The sounds of the deep sea
If pretty pictures on the 2600 are a surprise, the real shocker in Dolphin is that the sounds aren’t maddening. Simply, Atari 2600 games tend to sound uglier than a toddler on a 30-year-old Realistic(tm) synthesizer set on “violin.” This is the non-embellished truth. Even the best-sounding games for the system tend to feature shrill beeps and droning bops that inspire quick reaches for volume knobs and “mute” buttons.
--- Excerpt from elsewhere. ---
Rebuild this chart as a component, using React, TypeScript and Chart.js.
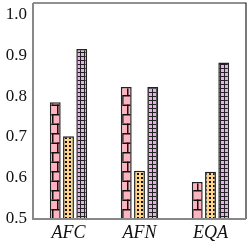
import React, { useEffect, useRef } from "react";
import { Chart, registerables } from "chart.js";

Chart.register(...registerables);

const categories = ["AFC", "AFN", "EQA"];
const seriesA = [0.785, 0.822, 0.59];
const seriesB = [0.702, 0.618, 0.615];
const seriesC = [0.915, 0.822, 0.882];
const yTicks = [0.5, 0.6, 0.7, 0.8, 0.9, 1.0];

function makePattern(kind: string, bg: string): CanvasPattern | string {
  const c = document.createElement("canvas");
  const ctx = c.getContext("2d");
  if (!ctx) return bg;
  if (kind === "brick") {
    c.width = 10;
    c.height = 19;
    ctx.fillStyle = bg;
    ctx.fillRect(0, 0, 10, 19);
    ctx.fillStyle = "#111";
    ctx.fillRect(0, 0, 10, 1.5);
    ctx.fillRect(0, 9.5, 10, 1.5);
    ctx.fillRect(2, 0, 1.5, 9.5);
    ctx.fillRect(7, 9.5, 1.5, 9.5);
  } else if (kind === "dots") {
    c.width = 4;
    c.height = 4;
    ctx.fillStyle = bg;
    ctx.fillRect(0, 0, 4, 4);
    ctx.fillStyle = "#111";
    ctx.fillRect(1, 1, 2, 2);
  } else {
    c.width = 4;
    c.height = 4;
    ctx.fillStyle = bg;
    ctx.fillRect(0, 0, 4, 4);
    ctx.fillStyle = "#222";
    ctx.fillRect(0, 0, 4, 1);
    ctx.fillRect(0, 0, 1, 4);
  }
  return ctx.createPattern(c, "repeat") || bg;
}

const framePlugin = {
  id: "frame",
  afterDraw(chart: any) {
    const { ctx, chartArea } = chart;
    ctx.save();
    ctx.strokeStyle = "#222";
    ctx.lineWidth = 1.2;
    ctx.beginPath();
    ctx.moveTo(chartArea.left, chartArea.top);
    ctx.lineTo(chartArea.right, chartArea.top);
    ctx.lineTo(chartArea.right, chartArea.bottom);
    ctx.stroke();
    ctx.strokeStyle = "#888";
    ctx.lineWidth = 2;
    ctx.beginPath();
    ctx.moveTo(chartArea.left, chartArea.top);
    ctx.lineTo(chartArea.left, chartArea.bottom);
    ctx.lineTo(chartArea.right, chartArea.bottom);
    ctx.stroke();
    ctx.restore();
  },
};

export default function App() {
  const ref = useRef<HTMLCanvasElement | null>(null);
  useEffect(() => {
    document.body.style.margin = "0";
    const canvas = ref.current;
    if (!canvas) return;
    const common = {
      borderColor: "#222",
      borderWidth: 1.5,
      categoryPercentage: 0.56,
      barPercentage: 0.82,
    };
    const chart = new Chart(canvas, {
      type: "bar",
      data: {
        labels: categories,
        datasets: [
          { data: seriesA, backgroundColor: makePattern("brick", "#ffb3bf"), ...common },
          { data: seriesB, backgroundColor: makePattern("dots", "#ffd486"), ...common },
          { data: seriesC, backgroundColor: makePattern("grid", "#e6b0e8"), ...common },
        ],
      },
      options: {
        animation: false,
        responsive: false,
        layout: { padding: { top: 3, right: 3, left: 0, bottom: 0 } },
        plugins: { legend: { display: false }, tooltip: { enabled: false } },
        scales: {
          x: {
            grid: { display: false, drawTicks: false },
            border: { display: false },
            ticks: {
              color: "#111",
              padding: 3,
              font: { family: "Liberation Serif", size: 18, style: "italic" },
            },
            afterFit(scale: any) {
              scale.height = 27;
              scale.paddingLeft = 0;
              scale.paddingRight = 0;
            },
          },
          y: {
            min: 0.5,
            max: 1.027,
            grid: { display: false, drawTicks: false },
            border: { display: false },
            afterBuildTicks(scale: any) {
              scale.ticks = yTicks.map((v) => ({ value: v }));
            },
            ticks: {
              color: "#111",
              padding: 6,
              font: { family: "Liberation Serif", size: 17 },
              callback: (v: any) => Number(v).toFixed(1),
            },
            afterFit(scale: any) {
              scale.width = 33;
              scale.paddingTop = 0;
              scale.paddingBottom = 0;
            },
          },
        },
      },
      plugins: [framePlugin],
    });
    return () => chart.destroy();
  }, []);
  return (
    <div style={{ width: 249, height: 246 }}>
      <canvas ref={ref} width={249} height={246} style={{ display: "block" }} />
    </div>
  );
}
Mr. Hubbard (the dolphin-loving programmer, remember?) somehow found a way to work with these beeps and bops, reproducing fairly effective sonar pings that echo as Berta laps around the deep blue. It’s the only 2600 game I can think of that actually sounds relaxing. The sounds offer important audio clues, as well, hinting at the opening of those weird schools of seahorses.
The lowdown
Whether you’re partying like it’s 1983 or like it’s 2015, this is not a common game. Then, as now, themed game settings tend to be little more than minor aesthetic changes to tired, common game engines. Dolphin may not be quite as fact-conscious as, say, the Discovery Channel, but its gameplay mechanics borrow nothing at all from its early-’80s contemporaries. You’re not a dolphin-shaped shooting device killing odd-looking creatures, and you’re not in a maze full of Pac-Man ripoff pellets, you’re a dolphin surviving in the ocean.